Emancipação e frustração
O vilão, aqui, é um executivo. É o homem que manipula as cordas. Um tipo que “aprisiona” mulheres em prol de uma missão. Ele é um predador. O paralelo com a realidade da indústria do cinema fica evidente quando notamos o modus operandi de Dreykov (Ray Winstone) e a sua busca insaciável por jovens. Natasha (Scarlett Johansson) foi “apenas” mais uma destas vítimas. Treinada para matar em nome da URSS, ela conseguiu se libertar das garras de um regime opressor e se tornou uma Vingadora. Todo mundo conhece essa história. A verdade, porém, é mais ambígua. O roteiro assinado por Jac Schaeffer e Eric Pearson é sagaz ao sugerir um contraponto. O fato da trama se passar logo após a rixa causada em Capitão América: Guerra Civil (2016) tem muito a dizer sobre a realidade da protagonista. Ela se libertou mesmo? Ou se tornou refém de um novo regime opressor? Disposta a fugir do radar do General Ross (William Hurt), Natasha volta para “casa” na tentativa de ter um pouco de paz. Isso até descobrir que a sua “irmã” Yelena (Florence Pugh) era mais uma vítima da Sala Vermelha e do odioso homem que a transformou numa impiedosa máquina de matar.
O rompante de coragem em Viúva Negra está na maneira com que Cate Shortland usa este plot envolvendo a exploração do feminino para repercutir a fragilidade de Natasha dentro do universo que ela habitava. De longe o elemento mais sólido do roteiro, a arredia relação entre irmãs aquece esta discussão. Yelena ora e vez coloca o dedo em feridas que testam a diegese da trama. Seria Natasha, aos olhos do MCU, uma destas agentes “manipuladas” a serviço de algo maior? Nós percebemos a consciência crítica do texto quando a empoderada personagem vivida pela magnética Florence Pugh zomba das “poses” da sua irmã em combate . O filme trabalha com a certeza de que Natasha era negligenciada por seus amigos e também por seus “criadores”. A diretora sugere uma ruptura neste senso de plasticidade masculinizado. Yelena é o futuro. Ela não tolera ser usada. Natasha, por outro lado, é o passado. A passagem de bastão, aqui, deixa o sabor amargo da oportunidade perdida. Este filme deveria ter sido em lançado em outro contexto...
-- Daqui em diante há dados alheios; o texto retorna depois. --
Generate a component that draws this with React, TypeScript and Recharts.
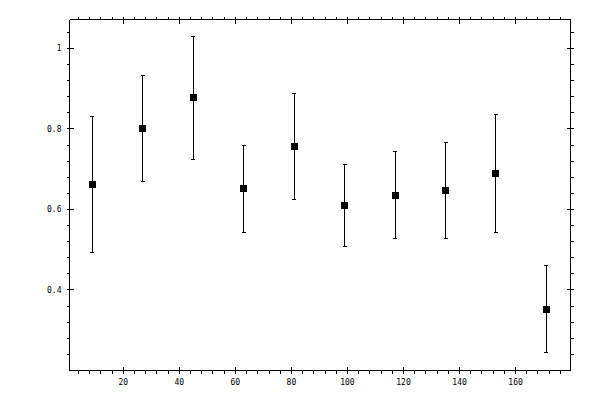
import React from 'react';
import { ErrorBar, Scatter, ScatterChart, XAxis, YAxis } from 'recharts';

// measured points (x position, value, symmetric error)
const xValues = [9, 27, 45, 63, 81, 99, 117, 135, 153, 171];
const yValues = [0.662, 0.801, 0.878, 0.652, 0.757, 0.61, 0.635, 0.647, 0.689, 0.352];
const yErrors = [0.169, 0.131, 0.153, 0.108, 0.131, 0.103, 0.108, 0.119, 0.147, 0.108];

const xMajorTicks = [20, 40, 60, 80, 100, 120, 140, 160];
const xMinorTicks = [
  4, 8, 12, 16, 24, 28, 32, 36, 44, 48, 52, 56, 64, 68, 72, 76, 84, 88, 92, 96, 104, 108, 112, 116,
  124, 128, 132, 136, 144, 148, 152, 156, 164, 168, 172, 176,
];
const yMajorTicks = [0.4, 0.6, 0.8, 1];
const yMinorTicks = [
  0.24, 0.28, 0.32, 0.36, 0.44, 0.48, 0.52, 0.56, 0.64, 0.68, 0.72, 0.76, 0.84, 0.88, 0.92, 0.96, 1.04,
];

const xDomain = [0.8, 179.6];
const yDomain = [0.2, 1.072];

const data = xValues.map((x, i) => ({ x, y: yValues[i], err: yErrors[i] }));
const xTicks = [...xMajorTicks, ...xMinorTicks].sort((a, b) => a - b);
const yTicks = [...yMajorTicks, ...yMinorTicks].sort((a, b) => a - b);

type Side = 'top' | 'bottom' | 'left' | 'right';
const outward: Record<Side, [number, number]> = {
  top: [0, -1],
  bottom: [0, 1],
  left: [-1, 0],
  right: [1, 0],
};

const fontFamily = '"DejaVu Sans Mono", monospace';

const makeTick = (side: Side, majors: number[], showLabel: boolean) => (props: any) => {
  const { x, y, payload } = props;
  const value = payload.value as number;
  const major = majors.some((m) => Math.abs(m - value) < 1e-6);
  const [dx, dy] = outward[side];
  const inLen = major ? 4 : 0;
  const outLen = 3;
  let label = null;
  if (showLabel && major) {
    if (side === 'bottom') {
      label = (
        <text x={x} y={y + 14} textAnchor="middle" fontSize={8} fontFamily={fontFamily} fill="#000">
          {value}
        </text>
      );
    } else if (side === 'left') {
      label = (
        <text x={x - 8} y={y + 3} textAnchor="end" fontSize={8} fontFamily={fontFamily} fill="#000">
          {value}
        </text>
      );
    }
  }
  return (
    <g>
      <line
        x1={x - dx * inLen}
        y1={y - dy * inLen}
        x2={x + dx * outLen}
        y2={y + dy * outLen}
        stroke="#000"
        strokeWidth={1}
      />
      {label}
    </g>
  );
};

const SquareMarker = (props: any) => {
  const { cx, cy } = props;
  return <rect x={cx - 3.5} y={cy - 3.5} width={7} height={7} fill="#000" />;
};

const axisLine = { stroke: '#000', strokeWidth: 1 };

export default function App() {
  return (
    <div style={{ position: 'absolute', left: 0, top: 0, background: '#fff', shapeRendering: 'crispEdges' }}>
      <ScatterChart
        width={600}
        height={400}
        margin={{ top: 18.5, right: 28.5, bottom: 28.5, left: 68.5 }}
      >
        <XAxis
          xAxisId="bottom"
          type="number"
          dataKey="x"
          domain={xDomain}
          allowDataOverflow
          ticks={xTicks}
          interval={0}
          height={1}
          tickSize={0}
          tickMargin={0}
          tickLine={false}
          axisLine={axisLine}
          tick={makeTick('bottom', xMajorTicks, true)}
        />
        <XAxis
          xAxisId="top"
          orientation="top"
          type="number"
          dataKey="x"
          domain={xDomain}
          allowDataOverflow
          ticks={xTicks}
          interval={0}
          height={1}
          tickSize={0}
          tickMargin={0}
          tickLine={false}
          axisLine={axisLine}
          tick={makeTick('top', xMajorTicks, false)}
        />
        <YAxis
          yAxisId="left"
          type="number"
          dataKey="y"
          domain={yDomain}
          allowDataOverflow
          ticks={yTicks}
          interval={0}
          width={1}
          tickSize={0}
          tickMargin={0}
          tickLine={false}
          axisLine={axisLine}
          tick={makeTick('left', yMajorTicks, true)}
        />
        <YAxis
          yAxisId="right"
          orientation="right"
          type="number"
          dataKey="y"
          domain={yDomain}
          allowDataOverflow
          ticks={yTicks}
          interval={0}
          width={1}
          tickSize={0}
          tickMargin={0}
          tickLine={false}
          axisLine={axisLine}
          tick={makeTick('right', yMajorTicks, false)}
        />
        <Scatter
          data={data}
          xAxisId="bottom"
          yAxisId="left"
          shape={SquareMarker}
          isAnimationActive={false}
        >
          <ErrorBar
            dataKey="err"
            direction="y"
            width={2}
            stroke="#000"
            strokeWidth={1}
            isAnimationActive={false}
          />
        </Scatter>
      </ScatterChart>
    </div>
  );
}
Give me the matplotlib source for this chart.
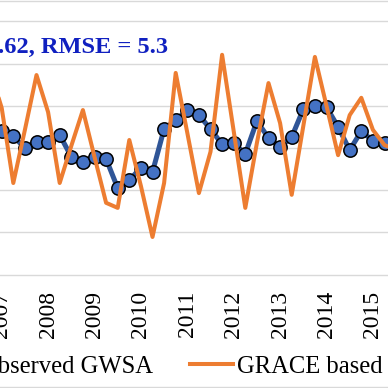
import numpy as np
import matplotlib
matplotlib.use("Agg")
import matplotlib.pyplot as plt
from matplotlib.patches import Rectangle

###### DATA (quarterly, cm) ##########
quarter_pos = np.arange(-1, 35)          # quarter index, 0 = 2007 Q1
observed_gwsa = [4.2, 4.0, 2.8, 0.0, 1.4, 1.4, 3.1, -2.1, -3.3, -2.1, -2.6,
                 -9.5, -7.6, -4.7, -5.7, 4.5, 6.6, 9.0, 7.8, 4.5, 0.9,
                 1.2, -1.4, 6.4, 2.4, 0.2, 2.6, 9.2, 10.0, 9.7, 5.0,
                 -0.5, 4.0, 1.7, 1.2, 1.0]
grace_gwsa = [18.5, 9.5, -8.3, 4.3, 17.3, 8.5, -8.3, 0.5, 9.0, -2.1, -13.0,
              -14.2, 1.9, -9.0, -21.1, -8.3, 17.8, 3.6, -10.7, -0.9, 22.1,
              4.0, -14.2, 1.2, 15.4, 5.9, -11.1, 5.2, 21.6, 10.0, -1.7,
              7.8, 11.9, 4.3, 0.7, -0.5]
years = [2007, 2008, 2009, 2010, 2011, 2012, 2013, 2014, 2015]
stats_text = "R = 0.62, RMSE = 5.3"
###########################

W = H = 388.0
x_time = 2007 + quarter_pos * 0.25

fig = plt.figure(figsize=(3.88, 3.88), dpi=100)

# chart area border (cropped left/right)
fig.add_artist(Rectangle((-0.1, 1 / H), 1.2, 386 / H, transform=fig.transFigure,
                         fill=False, edgecolor='#D9D9D9', lw=1.0))

# axes placed so the visible crop matches the reference
px_left, px_right = -40.0, 430.0
y_top_px, y_bot_px = 148 - 31 * 4.217, 148 + 31 * 4.217
ax = fig.add_axes([px_left / W, (H - y_bot_px) / H,
                   (px_right - px_left) / W, (y_bot_px - y_top_px) / H])
ax.set_xlim(2007 + (px_left - 1.7) / 11.6 * 0.25,
            2007 + (px_right - 1.7) / 11.6 * 0.25)
ax.set_ylim(-31, 31)
ax.set_yticks(np.arange(-30, 31, 10))
ax.yaxis.grid(True, color='#D9D9D9', lw=1.0)
ax.set_axisbelow(True)
for s in ax.spines.values():
    s.set_visible(False)
ax.tick_params(axis='y', left=False, labelleft=False)
ax.set_xticks(years)
ax.set_xticklabels([str(y) for y in years], rotation=90,
                   fontfamily='Liberation Serif', fontsize=17)
ax.tick_params(axis='x', length=0, pad=8.8)

l1, = ax.plot(x_time, observed_gwsa, color='#2F5597', lw=3.6, marker='o',
              markersize=9.6, markerfacecolor='#4472C4',
              markeredgecolor='black', markeredgewidth=1.1, zorder=2)
l2, = ax.plot(x_time, grace_gwsa, color='#ED7D31', lw=2.9, zorder=3)

fig.text(168 / W, (H - 53) / H, stats_text, ha='right', va='baseline',
         fontfamily='Liberation Serif', fontweight='bold', fontsize=17.6,
         color='#1020C0')

fig.legend([l1, l2], ['Observed GWSA', 'GRACE based GWSA'], ncol=2,
           loc='center left', bbox_to_anchor=(-67 / W, 21.5 / H),
           frameon=False, borderpad=0, borderaxespad=0,
           handlelength=1.75, handletextpad=0.16, columnspacing=1.5,
           prop={'family': 'Liberation Serif', 'size': 17.7})

fig.savefig('out.png', dpi=100)
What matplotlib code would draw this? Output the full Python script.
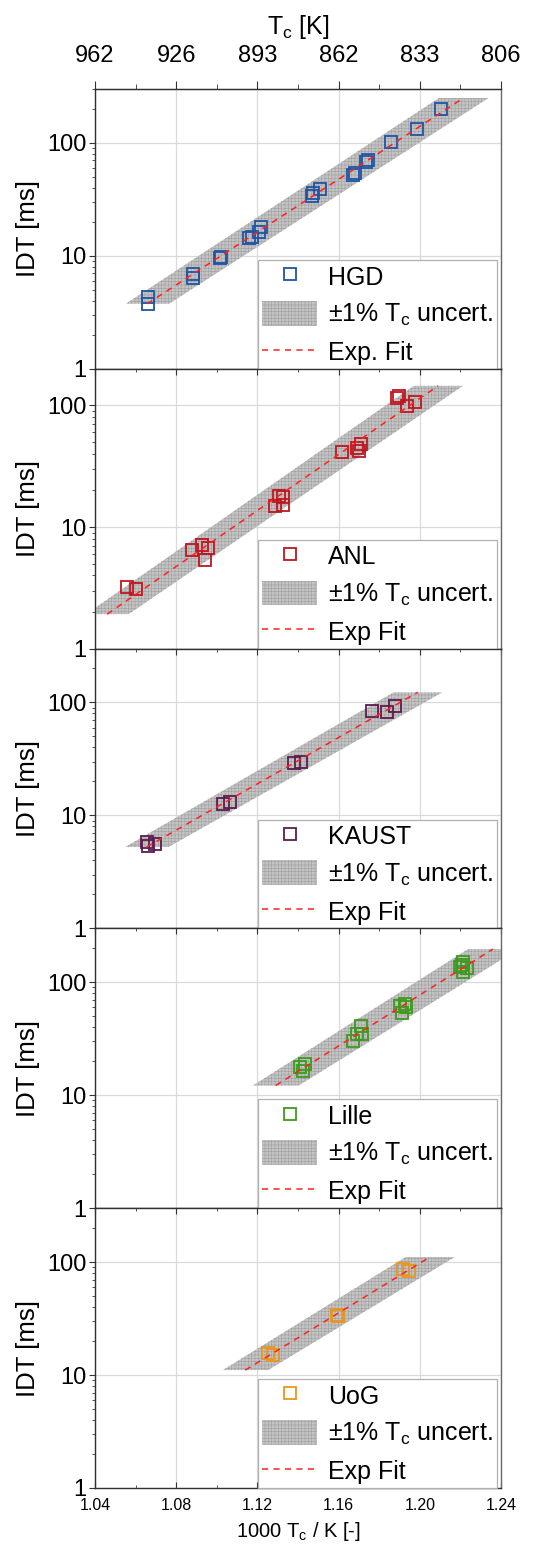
import matplotlib
matplotlib.use('Agg')
import matplotlib.pyplot as plt
from matplotlib.lines import Line2D
from matplotlib.ticker import FixedLocator, LogLocator, NullFormatter, FuncFormatter
import numpy as np

plt.rcParams['font.family'] = ['Liberation Sans', 'DejaVu Sans']
plt.rcParams['mathtext.fontset'] = 'custom'
plt.rcParams['mathtext.rm'] = 'Liberation Sans'
plt.rcParams['hatch.linewidth'] = 0.4
plt.rcParams['hatch.color'] = '#a2a2a2'

# data: x = 1000/T [1/K], y = IDT [ms]
hgd_x = [1.066, 1.066, 1.0884, 1.0884, 1.1016, 1.1020, 1.116, 1.1175, 1.121, 1.1217,
         1.147, 1.1475, 1.1508, 1.1672, 1.1680, 1.1733, 1.1746, 1.1857, 1.1988, 1.2105]
hgd_y = [4.36, 3.76, 6.35, 6.9, 9.5, 9.8, 14.3, 14.8, 16.4, 18.0,
         33.7, 36.0, 39.0, 52.5, 54.0, 67.5, 70.7, 101, 133, 200]

anl_x = [1.0556, 1.0600, 1.0880, 1.0929, 1.0958, 1.0942, 1.1288, 1.1325, 1.1308, 1.1328,
         1.1615, 1.1689, 1.1702, 1.1710, 1.1896, 1.1890, 1.1939, 1.1976]
anl_y = [3.23, 3.09, 6.5, 7.05, 6.78, 5.37, 14.8, 15.1, 17.9, 17.7,
         41.7, 45.0, 42.2, 47.9, 120, 116, 99.3, 107]

kaust_x = [1.0656, 1.0660, 1.0696, 1.1032, 1.1065, 1.1380, 1.1415, 1.1763, 1.1840, 1.1878]
kaust_y = [5.81, 5.36, 5.55, 12.5, 13.2, 29.2, 29.8, 83.3, 82.3, 92.2]

lille_x = [1.1410, 1.1434, 1.1426, 1.1669, 1.1689, 1.1709, 1.1714, 1.1902, 1.1910, 1.1927,
           1.1932, 1.2198, 1.2211, 1.2214, 1.2231, 1.2206]
lille_y = [17.7, 18.9, 16.3, 30.4, 34.9, 40.8, 34.9, 61.3, 53.5, 64.3,
           60, 136, 124, 150, 134, 142]

uog_x = [1.1250, 1.1275, 1.1590, 1.1599, 1.1919, 1.1948]
uog_y = [15.7, 15.1, 33.8, 33.1, 86, 83.2]

labels = ['HGD', 'ANL', 'KAUST', 'Lille', 'UoG']
fit_labels = ['Exp. Fit', 'Exp Fit', 'Exp Fit', 'Exp Fit', 'Exp Fit']
colors = ['#1f55a6', '#c0161f', '#5c1c4e', '#3c9a1c', '#e8961c']
fit_start = [1.0657, 1.046, 1.0654, 1.129, 1.114]
fit_end = [1.2215, 1.209, 1.199, 1.236, 1.205]
y_top = [300, 200, 300, 300, 300]
uncert = 0.01

xs = [hgd_x, anl_x, kaust_x, lille_x, uog_x]
ys = [hgd_y, anl_y, kaust_y, lille_y, uog_y]

fig = plt.figure(figsize=(5.52, 15.46), dpi=100)
gs = fig.add_gridspec(5, 1, left=95 / 552, right=501 / 552,
                      bottom=58 / 1546, top=1 - 89 / 1546, hspace=0)

major_x = [1.04, 1.08, 1.12, 1.16, 1.20, 1.24]
minor_x = [1.06, 1.10, 1.14, 1.18, 1.22]

axes = []
for i in range(5):
    ax = fig.add_subplot(gs[i])
    axes.append(ax)
    x = np.array(xs[i])
    y = np.array(ys[i])

    # exponential fit: log10(IDT) linear in 1000/T
    b, a = np.polyfit(x, np.log10(y), 1)
    xf = np.linspace(fit_start[i], fit_end[i], 100)
    yf = 10 ** (a + b * xf)

    # +-1% Tc band
    band = ax.fill_betweenx(yf, xf / (1 + uncert), xf / (1 - uncert),
                            facecolor='#c3c3c3', edgecolor='#a0a0a0',
                            hatch='+++++', linewidth=0, zorder=2)
    ax.plot(x, y, linestyle='none', marker='s', markersize=8,
            markerfacecolor='none', markeredgecolor=colors[i],
            markeredgewidth=1.3, zorder=3)
    ax.plot(xf, yf, color='#ff2020', lw=1.1, linestyle=(0, (4, 3.5)), zorder=4)

    ax.set_yscale('log')
    ax.set_xlim(1.04, 1.24)
    ax.set_ylim(1, y_top[i])
    ax.xaxis.set_major_locator(FixedLocator(major_x))
    ax.xaxis.set_minor_locator(FixedLocator(minor_x))
    ax.yaxis.set_major_locator(FixedLocator([1, 10, 100]))
    ax.yaxis.set_minor_locator(LogLocator(base=10, subs=np.arange(2, 10)))
    ax.yaxis.set_minor_formatter(NullFormatter())
    ax.yaxis.set_major_formatter(FuncFormatter(lambda v, p: '%d' % v))
    ax.grid(True, which='major', color='#dadada', lw=0.9, zorder=0)
    ax.set_axisbelow(True)

    ax.tick_params(axis='y', which='major', direction='out', length=4, width=0.8,
                   labelsize=17, pad=2, color='#333333')
    ax.tick_params(axis='y', which='minor', direction='out', length=2.5, width=0.6,
                   color='#333333')
    if i < 4:
        ax.tick_params(axis='x', which='both', bottom=False, labelbottom=False)
    else:
        ax.tick_params(axis='x', which='major', direction='out', length=3, width=0.8,
                       labelsize=11.5, pad=7.5, color='#333333')
        ax.tick_params(axis='x', which='minor', direction='out', length=2, width=0.6,
                       color='#333333')
        ax.xaxis.set_major_formatter(FuncFormatter(lambda v, p: '%.2f' % v))
        ax.set_xlabel('1000 T$_\\mathregular{c}$ / K [-]', fontsize=14.5, labelpad=5)
    if i > 0:
        ax.tick_params(axis='x', which='major', top=True, direction='in', length=4,
                       width=0.8, color='#333333')
        ax.tick_params(axis='x', which='minor', top=True, direction='in', length=2.5,
                       width=0.6, color='#333333')

    for s in ['left', 'bottom', 'top']:
        ax.spines[s].set_color('#303030')
        ax.spines[s].set_linewidth(1.0)
    ax.spines['right'].set_color('#6a6a6a')
    ax.spines['right'].set_linewidth(1.0)

    ax.set_ylabel('IDT [ms]', fontsize=18.5, labelpad=5)

    handles = [Line2D([], [], linestyle='none', marker='s', markersize=8,
                      markerfacecolor='none', markeredgecolor=colors[i],
                      markeredgewidth=1.3),
               band,
               Line2D([], [], color='#ff2020', lw=1.1, linestyle=(0, (4, 3.5)))]
    leg = ax.legend(handles, [labels[i], '±1% T$_\\mathregular{c}$ uncert.', fit_labels[i]],
                    loc='lower right', bbox_to_anchor=(0.99, 0.0), borderaxespad=0,
                    fontsize=18, handlelength=2.2, handleheight=1.15,
                    handletextpad=0.45, labelspacing=0.45, borderpad=0.15,
                    fancybox=False, framealpha=1, edgecolor='#b0b0b0')
    leg.get_frame().set_linewidth(0.9)
    leg.set_zorder(10)

# top axis in Tc [K]
top = axes[0].secondary_xaxis('top', functions=(lambda v: v, lambda v: v))
top.xaxis.set_major_locator(FixedLocator(major_x))
top.xaxis.set_minor_locator(FixedLocator(minor_x))
top.xaxis.set_major_formatter(FuncFormatter(lambda v, p: '%d' % round(1000 / v)))
top.tick_params(axis='x', which='major', direction='out', length=6, width=0.8,
                labelsize=17, pad=10, color='#333333')
top.tick_params(axis='x', which='minor', direction='out', length=3.5, width=0.6,
                color='#333333')
top.spines['top'].set_color('#303030')
top.set_xlabel('T$_\\mathregular{c}$ [K]', fontsize=18, labelpad=8)

fig.savefig('out.png', dpi=100)
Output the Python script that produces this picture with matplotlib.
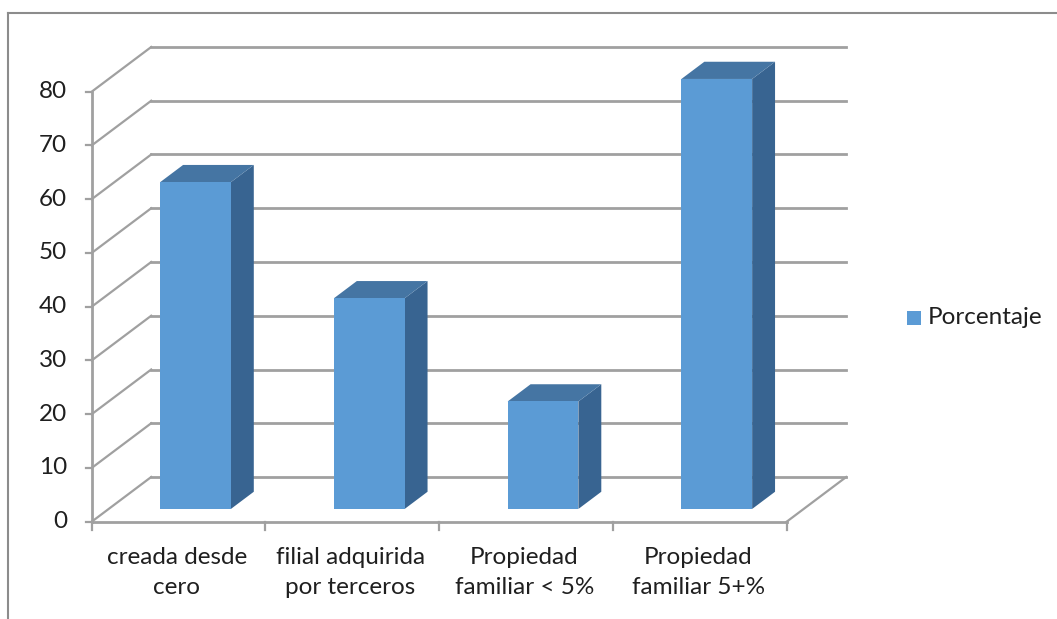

No momento em que coloca a jornada de libertação das demais agentes em segundo plano, Viúva Negra se torna um filme
frustrantemente comum.
Um fato que Cate Shortland, convenientemente, se recusa a abordar. O que, de certa forma, ajuda a explicar a falta de peso do filme enquanto um thriller de espionagem e o frouxo senso de ironia da obra enquanto comédia sobre uma disfuncional prole de espiões. O Guardião Vermelho, em especial, é uma piada que não emplaca. E a culpa não é do carismático David Harbour. O roteiro nunca se compromete com a decadência do Capitão América da URSS. A composição do idealista personagem é melhor que o seu desenvolvimento. Um problema que, aliás, respinga também na ação. Viúva Negra carece de momentos de genuína empolgação. Shortland é competente ao conduzir as lutas num ambiente micro. A fotografia em gélidos tons de branco e vermelho de Gabriel Berinstain (Blade 2) emoldura o funcional jogo de câmera com vigor. As sequências vertiginosas são dignas de nota. Radiante como de costume, Scarlett Johansson sustenta o protagonismo neste filme solo com uma naturalidade revigorante. A química entre ela e Florence Pugh é incendiária.
Quando resolve expandir a ação, contudo, a cineasta peca pela artificialidade. O senso de geografia é um problema. Os personagens somem e ressurgem ao bel prazer do roteiro. A realizadora parece podada em vários momentos. Nada é muito definitivo. Nada é muito profundo. Nada é muito memorável. Tudo, no fim, segue sendo parte de uma engrenagem maior. Viúva Negra, entretanto, defende uma transformação. O longa impacta enquanto instrumento de emancipação feminina dentro do MCU. A mudança está acontecendo. Dentro da ficção e fora dela. Uma pena que a “libertação” tenha chegado tardiamente para Natasha Romanoff.